--- begin ---

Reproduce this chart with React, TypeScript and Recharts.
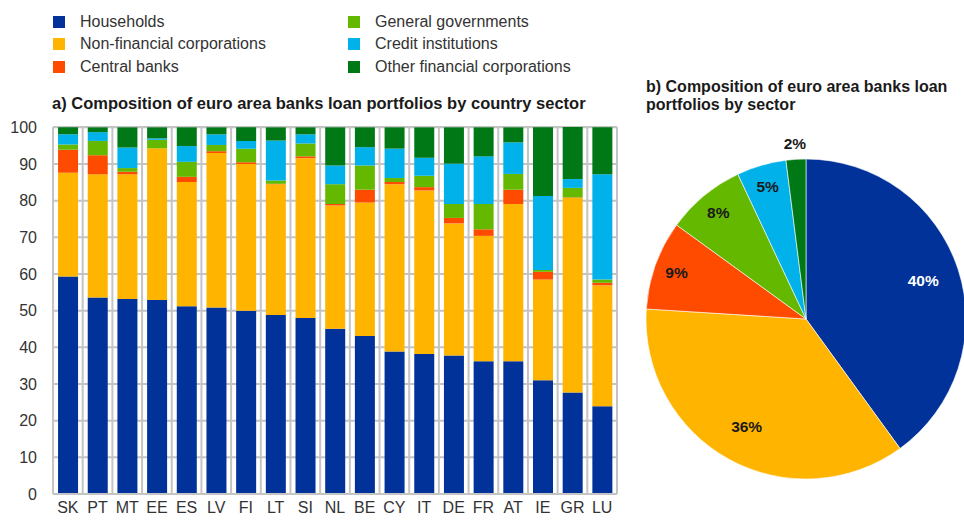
import { BarChart, Bar, XAxis, YAxis, CartesianGrid, PieChart, Pie, Cell } from 'recharts';

const countries = ['SK', 'PT', 'MT', 'EE', 'ES', 'LV', 'FI', 'LT', 'SI', 'NL', 'BE', 'CY', 'IT', 'DE', 'FR', 'AT', 'IE', 'GR', 'LU'];
const households = [59.3, 53.6, 53.2, 52.9, 51.2, 50.9, 50.0, 48.8, 48.0, 45.1, 43.1, 38.9, 38.2, 37.8, 36.2, 36.2, 31.0, 27.7, 23.9];
const nonFinancialCorps = [28.3, 33.6, 34.0, 41.4, 33.9, 42.1, 40.0, 35.7, 43.6, 33.6, 36.4, 45.6, 44.6, 36.0, 34.2, 42.9, 27.5, 53.1, 33.0];
const centralBanks = [6.3, 5.2, 0.7, 0, 1.4, 0.5, 0.5, 0.1, 0.5, 0.4, 3.5, 0.6, 0.9, 1.5, 1.8, 3.9, 2.1, 0.1, 0.7];
const generalGovernments = [1.4, 3.9, 1.0, 2.3, 4.1, 1.7, 3.7, 0.9, 3.5, 5.4, 6.6, 1.1, 3.1, 3.8, 6.9, 4.3, 0.5, 2.6, 0.9];
const creditInstitutions = [2.8, 2.4, 5.6, 0.4, 4.3, 2.9, 2.1, 10.9, 2.5, 5.1, 5.0, 8.0, 4.9, 11.0, 13.0, 8.6, 20.2, 2.4, 28.7];
const otherFinancialCorps = [1.9, 1.3, 5.5, 3.0, 5.1, 1.9, 3.7, 3.6, 1.9, 10.4, 5.4, 5.8, 8.3, 9.9, 7.9, 4.1, 18.7, 14.2, 12.8];

const yTicks = [0, 10, 20, 30, 40, 50, 60, 70, 80, 90, 100];

const sectorNames = ['Households', 'Non-financial corporations', 'Central banks', 'General governments', 'Credit institutions', 'Other financial corporations'];
const sectorKeys = ['hh', 'nfc', 'cb', 'gg', 'ci', 'ofc'];
const sectorColors = ['#003299', '#FFB400', '#FF4B00', '#65B800', '#00B1EA', '#007816'];
const sectorShares = [40, 36, 9, 8, 5, 2];

const barData = countries.map((c, i) => ({
  name: c,
  hh: households[i],
  nfc: nonFinancialCorps[i],
  cb: centralBanks[i],
  gg: generalGovernments[i],
  ci: creditInstitutions[i],
  ofc: otherFinancialCorps[i],
}));

const pieData = sectorNames.map((n, i) => ({ name: n, value: sectorShares[i] }));

const FONT = '"Liberation Sans", Arial, sans-serif';
const gridColor = '#C4C4C4';
const textColor = '#333333';

const RADIAN = Math.PI / 180;

function renderPieLabel(props: any) {
  const { cx, cy, midAngle, outerRadius, value, index } = props;
  let factor = 0.86;
  if (value >= 30) factor = 0.77;
  if (value < 3) factor = 1.1;
  const r = outerRadius * factor;
  const x = cx + r * Math.cos(-midAngle * RADIAN);
  const y = cy + r * Math.sin(-midAngle * RADIAN);
  return (
    <text
      x={x}
      y={y}
      textAnchor="middle"
      dominantBaseline="central"
      fill={index === 0 ? '#ffffff' : '#1a1a1a'}
      style={{ fontFamily: FONT, fontSize: 15.5, fontWeight: 700 }}
    >
      {`${value}%`}
    </text>
  );
}

function LegendItem({ label, color, x, y }: { label: string; color: string; x: number; y: number }) {
  return (
    <div style={{ position: 'absolute', left: x, top: y - 10, height: 20, display: 'flex', alignItems: 'center' }}>
      <div style={{ width: 12, height: 12, background: color, marginRight: 15 }} />
      <span style={{ fontSize: 16, color: textColor, whiteSpace: 'nowrap' }}>{label}</span>
    </div>
  );
}

export default function App() {
  const legendRows = [22, 44, 67];

  return (
    <div style={{ position: 'absolute', left: 0, top: 0, width: 964, height: 520, background: '#fff', fontFamily: FONT, overflow: 'hidden' }}>
      {sectorNames.map((name, i) => (
        <LegendItem
          key={name}
          label={name}
          color={sectorColors[i]}
          x={i < 3 ? 53 : 348}
          y={legendRows[i % 3]}
        />
      ))}

      <div style={{ position: 'absolute', left: 52, top: 94, fontSize: 16.5, fontWeight: 700, color: '#1a1a1a', whiteSpace: 'nowrap' }}>
        a) Composition of euro area banks loan portfolios by country sector
      </div>

      <div style={{ position: 'absolute', left: 0, top: 0 }}>
        <BarChart
          width={640}
          height={520}
          data={barData}
          margin={{ top: 127, right: 23, bottom: 0, left: 0 }}
          barCategoryGap="17%"
        >
          <CartesianGrid
            stroke={gridColor}
            strokeWidth={2}
            verticalCoordinatesGenerator={({ offset }: any) =>
              countries.map((_, i) => offset.left + (i * offset.width) / countries.length).concat(offset.left + offset.width)
            }
          />
          <XAxis
            dataKey="name"
            height={26}
            tickLine={false}
            axisLine={{ stroke: gridColor, strokeWidth: 2 }}
            tickMargin={2}
            tick={{ fill: textColor, fontSize: 16, fontFamily: FONT }}
            interval={0}
          />
          <YAxis
            width={53}
            domain={[0, 100]}
            ticks={yTicks}
            tickLine={false}
            axisLine={{ stroke: gridColor, strokeWidth: 2 }}
            tickMargin={10}
            tick={{ fill: textColor, fontSize: 16, fontFamily: FONT }}
            interval={0}
          />
          {sectorKeys.map((k, i) => (
            <Bar key={k} dataKey={k} stackId="a" fill={sectorColors[i]} isAnimationActive={false} />
          ))}
        </BarChart>
      </div>

      <div style={{ position: 'absolute', left: 646, top: 78, fontSize: 16, fontWeight: 700, color: '#1a1a1a', lineHeight: '18px', width: 320 }}>
        b) Composition of euro area banks loan
        <br />
        portfolios by sector
      </div>

      <div style={{ position: 'absolute', left: 636, top: 124 }}>
        <PieChart width={340} height={390}>
          <Pie
            data={pieData}
            dataKey="value"
            cx={165}
            cy={190}
            outerRadius={160}
            startAngle={90}
            endAngle={-270}
            stroke="#ffffff"
            strokeWidth={0.6}
            label={renderPieLabel}
            labelLine={false}
            isAnimationActive={false}
          >
            {pieData.map((d, i) => (
              <Cell key={d.name} fill={sectorColors[i]} />
            ))}
          </Pie>
        </PieChart>
      </div>
    </div>
  );
}
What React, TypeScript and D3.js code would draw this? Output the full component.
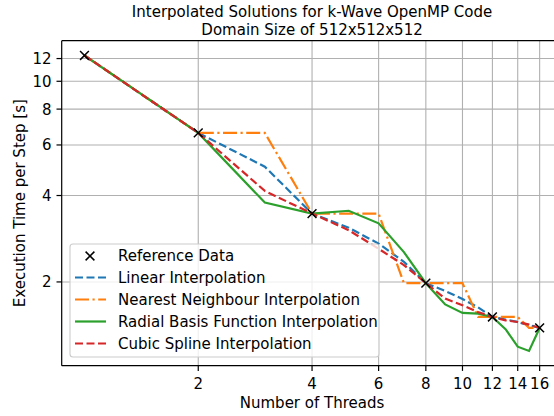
import React from "react";
import * as d3 from "d3";

// number of threads used for the interpolated curves
const threads = [1, 2, 3, 4, 5, 6, 7, 8, 9, 10, 11, 12, 13, 14, 15, 16];

// measured reference points
const refThreads = [1, 2, 4, 8, 12, 16];
const refTime = [12.3, 6.61, 3.46, 1.98, 1.51, 1.383];

// execution time per step for each interpolation method
const linearTime = [12.3, 6.61, 5.04, 3.46, 3.09, 2.72, 2.35, 1.98, 1.86, 1.745, 1.63, 1.51, 1.48, 1.45, 1.415, 1.383];
const nearestTime = [12.3, 6.61, 6.61, 3.46, 3.46, 3.46, 1.98, 1.98, 1.98, 1.98, 1.51, 1.51, 1.51, 1.51, 1.383, 1.383];
const rbfTime = [12.3, 6.61, 3.78, 3.46, 3.54, 3.2, 2.54, 1.98, 1.67, 1.56, 1.55, 1.51, 1.37, 1.19, 1.15, 1.383];
const cubicTime = [12.3, 6.61, 4.15, 3.46, 3.03, 2.61, 2.29, 1.98, 1.75, 1.66, 1.57, 1.51, 1.47, 1.45, 1.42, 1.383];

const xTicks = [2, 4, 6, 8, 10, 12, 14, 16];
const yTicks = [2, 4, 6, 8, 10, 12];

const seriesNames = [
  "Linear Interpolation",
  "Nearest Neighbour Interpolation",
  "Radial Basis Function Interpolation",
  "Cubic Spline Interpolation",
];

export default function App() {
  const width = 554;
  const height = 416;
  const left = 61.7;
  const top = 40.7;
  const plotW = 500.7;
  const plotH = 325;
  const font = "DejaVu Sans, sans-serif";
  const fs = 15;
  const lw = 2.2;

  const series = [
    { name: seriesNames[0], values: linearTime, color: "#1f77b4", dash: "8,3.5" },
    { name: seriesNames[1], values: nearestTime, color: "#ff7f0e", dash: "14,3.5,2.2,3.5" },
    { name: seriesNames[2], values: rbfTime, color: "#2ca02c", dash: null },
    { name: seriesNames[3], values: cubicTime, color: "#d62728", dash: "8,3.5" },
  ];

  // matplotlib style 5% margins in log space
  const allY = series.flatMap((s) => s.values).concat(refTime);
  const [yMin, yMax] = d3.extent(allY) as [number, number];
  const ly0 = Math.log10(yMin), ly1 = Math.log10(yMax);
  const ym = (ly1 - ly0) * 0.05;
  const [xMin, xMax] = d3.extent(threads) as [number, number];
  const lx0 = Math.log2(xMin), lx1 = Math.log2(xMax);
  const xm = (lx1 - lx0) * 0.05;

  const x = d3.scaleLog().base(2).domain([2 ** (lx0 - xm), 2 ** (lx1 + xm)]).range([left, left + plotW]);
  const y = d3.scaleLog().domain([10 ** (ly0 - ym), 10 ** (ly1 + ym)]).range([top + plotH, top]);

  const line = d3
    .line<number>()
    .x((d, i) => x(threads[i]))
    .y((d) => y(d));

  const legendX = 70;
  const legendY = 244;
  const rowH = 22;

  const cross = (cx: number, cy: number, r: number) =>
    `M${cx - r},${cy - r}L${cx + r},${cy + r}M${cx - r},${cy + r}L${cx + r},${cy - r}`;

  return (
    <svg width={width} height={height} style={{ position: "absolute", left: 0, top: 0, background: "#fff" }} fontFamily={font}>
      <defs>
        <clipPath id="plot">
          <rect x={left} y={top} width={plotW} height={plotH} />
        </clipPath>
      </defs>

      {/* title */}
      <text x={left + plotW / 2} y={17} fontSize={fs} textAnchor="middle">
        Interpolated Solutions for k-Wave OpenMP Code
      </text>
      <text x={left + plotW / 2} y={34.5} fontSize={fs} textAnchor="middle">
        Domain Size of 512x512x512
      </text>

      {/* grid */}
      {xTicks.map((t) => (
        <line key={"gx" + t} x1={x(t)} x2={x(t)} y1={top} y2={top + plotH} stroke="#b0b0b0" strokeWidth={1.1} />
      ))}
      {yTicks.map((t) => (
        <line key={"gy" + t} x1={left} x2={left + plotW} y1={y(t)} y2={y(t)} stroke="#b0b0b0" strokeWidth={1.1} />
      ))}

      {/* series */}
      <g clipPath="url(#plot)">
        {series.map((s) => (
          <path
            key={s.name}
            d={line(s.values) || ""}
            fill="none"
            stroke={s.color}
            strokeWidth={lw}
            strokeDasharray={s.dash || undefined}
          />
        ))}
        {refThreads.map((t, i) => (
          <path key={"ref" + t} d={cross(x(t), y(refTime[i]), 4.4)} stroke="#000" strokeWidth={1.5} />
        ))}
      </g>

      {/* spines */}
      <line x1={left} x2={left} y1={top} y2={top + plotH} stroke="#000" strokeWidth={1.2} />
      <line x1={left} x2={left + plotW} y1={top + plotH} y2={top + plotH} stroke="#000" strokeWidth={1.2} />
      <line x1={left} x2={left + plotW} y1={top} y2={top} stroke="#000" strokeWidth={1.2} />

      {/* x axis */}
      {xTicks.map((t) => (
        <g key={"xt" + t}>
          <line x1={x(t)} x2={x(t)} y1={top + plotH} y2={top + plotH + 5.2} stroke="#000" strokeWidth={1.2} />
          <text x={x(t)} y={388.5} fontSize={fs} textAnchor="middle">
            {t}
          </text>
        </g>
      ))}
      <text x={left + plotW / 2} y={408} fontSize={fs} textAnchor="middle">
        Number of Threads
      </text>

      {/* y axis */}
      {yTicks.map((t) => (
        <g key={"yt" + t}>
          <line x1={left - 5.2} x2={left} y1={y(t)} y2={y(t)} stroke="#000" strokeWidth={1.2} />
          <text x={51.5} y={y(t)} dy="0.36em" fontSize={fs} textAnchor="end">
            {t}
          </text>
        </g>
      ))}
      <text transform={`translate(25,${top + plotH / 2}) rotate(-90)`} fontSize={fs} textAnchor="middle">
        Execution Time per Step [s]
      </text>

      {/* legend */}
      <rect x={legendX} y={legendY} width={309} height={113} rx={3} fill="#fff" fillOpacity={0.8} stroke="#cccccc" strokeWidth={1.1} />
      <path d={cross(90, 256, 4.4)} stroke="#000" strokeWidth={1.5} />
      <text x={118} y={256} dy="0.36em" fontSize={fs}>
        Reference Data
      </text>
      {series.map((s, i) => {
        const ly = 256 + rowH * (i + 1) - 0.5;
        return (
          <g key={"lg" + s.name}>
            <line x1={75} x2={106} y1={ly} y2={ly} stroke={s.color} strokeWidth={lw} strokeDasharray={s.dash || undefined} />
            <text x={118} y={ly} dy="0.36em" fontSize={fs}>
              {s.name}
            </text>
          </g>
        );
      })}
    </svg>
  );
}
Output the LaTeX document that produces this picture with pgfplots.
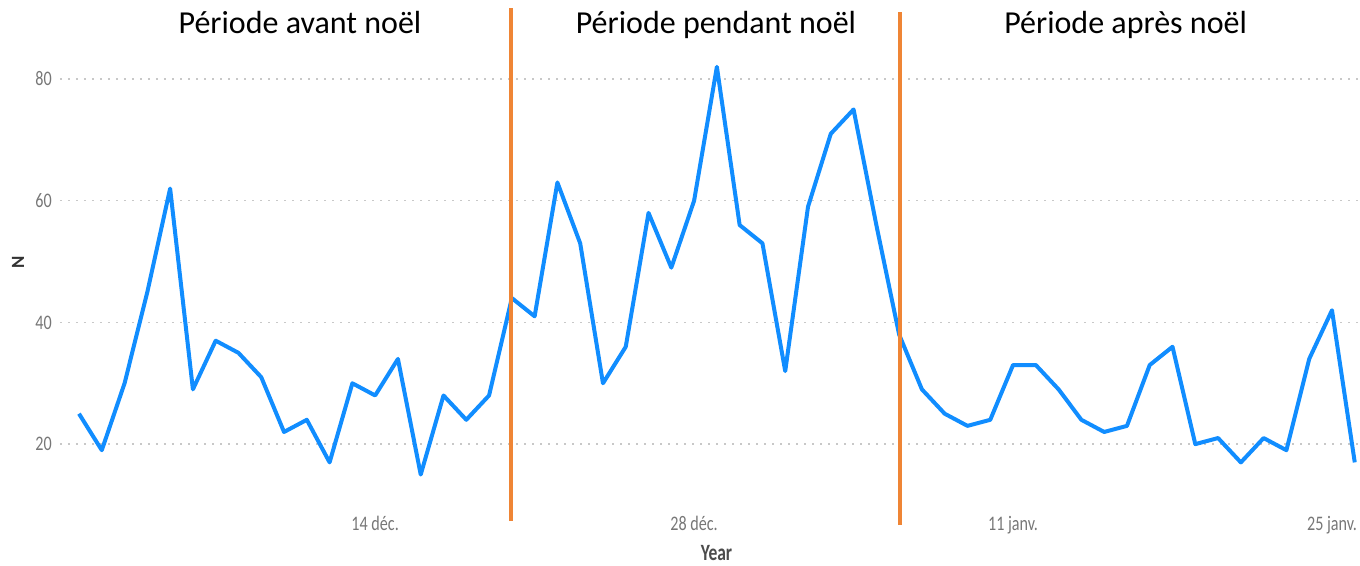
\documentclass[border=0pt]{standalone}
\usepackage{fontspec}
\setmainfont{Carlito}
\usepackage{graphicx}
\usepackage{pgfplots}
\pgfplotsset{compat=1.18}
\definecolor{pbiblue}{HTML}{118DFF}
\definecolor{pbiorange}{HTML}{EF8535}
\definecolor{ticklab}{HTML}{777777}
\definecolor{gridc}{HTML}{C8C8C8}
\newcommand{\sclab}[1]{\scalebox{0.78}[1]{#1}}
\begin{document}
\begin{tikzpicture}
\path[use as bounding box] (-45pt,-45.75pt) rectangle (975pt,378.75pt);
\begin{axis}[
  at={(0,0)}, anchor=south west,
  scale only axis,
  width=975pt, height=372.75pt,
  xmin=-0.834, xmax=56.23,
  ymin=10, ymax=91.67,
  clip=false,
  axis line style={draw=none},
  major tick length=0pt,
  xtick={13,27,41,55},
  xticklabels={\sclab{14 déc.},\sclab{28 déc.},\sclab{11 janv.},\sclab{25 janv.}},
  ytick={20,40,60,80},
  yticklabels={\sclab{20},\sclab{40},\sclab{60},\sclab{80}},
  xticklabel style={anchor=base, yshift=-19.5pt, font=\fontsize{15.5}{18}\selectfont, text=ticklab, inner sep=0pt},
  yticklabel style={anchor=east, xshift=-6pt, font=\fontsize{15.5}{18}\selectfont, text=ticklab, inner sep=0pt},
  ymajorgrids,
  y grid style={gridc, line width=1.1pt, dash pattern=on 1.2pt off 4.8pt},
  xlabel={\scalebox{0.75}[1]{\bfseries Year}},
  xlabel style={at={(axis description cs:0.505,0)}, anchor=base, yshift=-42pt, font=\fontsize{17.5}{20}\selectfont, text=black!70, inner sep=0pt},
  ylabel={\bfseries N},
  ylabel style={at={([xshift=-31.5pt]axis description cs:0,0.489)}, anchor=center, rotate=0, font=\fontsize{14}{16}\selectfont, text=black!80, inner sep=0pt},
]
\addplot[pbiblue, line width=3pt, line join=round, mark=none] coordinates {
(0,25)(1,19)(2,30)(3,45)(4,62)(5,29)(6,37)(7,35)(8,31)(9,22)
(10,24)(11,17)(12,30)(13,28)(14,34)(15,15)(16,28)(17,24)(18,28)(19,44)
(20,41)(21,63)(22,53)(23,30)(24,36)(25,58)(26,49)(27,60)(28,82)(29,56)
(30,53)(31,32)(32,59)(33,71)(34,75)(35,56)(36,38)(37,29)(38,25)(39,23)
(40,24)(41,33)(42,33)(43,29)(44,24)(45,22)(46,23)(47,33)(48,36)(49,20)
(50,21)(51,17)(52,21)(53,19)(54,34)(55,42)(56,17)
};
\addplot[pbiorange, line width=2.4pt, mark=none] coordinates {(18.96,7.35)(18.96,91.67)};
\addplot[pbiorange, line width=2.4pt, mark=none] coordinates {(36.04,6.69)(36.04,91.0)};
\node[anchor=base, font=\fontsize{24}{28}\selectfont, inner sep=0pt] at (axis cs:9.70,87.4) {Période avant noël};
\node[anchor=base, font=\fontsize{24}{28}\selectfont, inner sep=0pt] at (axis cs:27.96,87.4) {Période pendant noël};
\node[anchor=base, font=\fontsize{24}{28}\selectfont, inner sep=0pt] at (axis cs:45.94,87.4) {Période après noël};
\end{axis}
\end{tikzpicture}
\end{document}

--- end ---

**EXERCISE TASK**
Look at the listing and set down only the lines from its start through the line with "PieChart, Pie, Cell", word for word and without pictures.

**REPLY TO THE TASK**
Reproduce this chart with React, TypeScript and Recharts.
import { BarChart, Bar, XAxis, YAxis, CartesianGrid, PieChart, Pie, Cell } from 'recharts';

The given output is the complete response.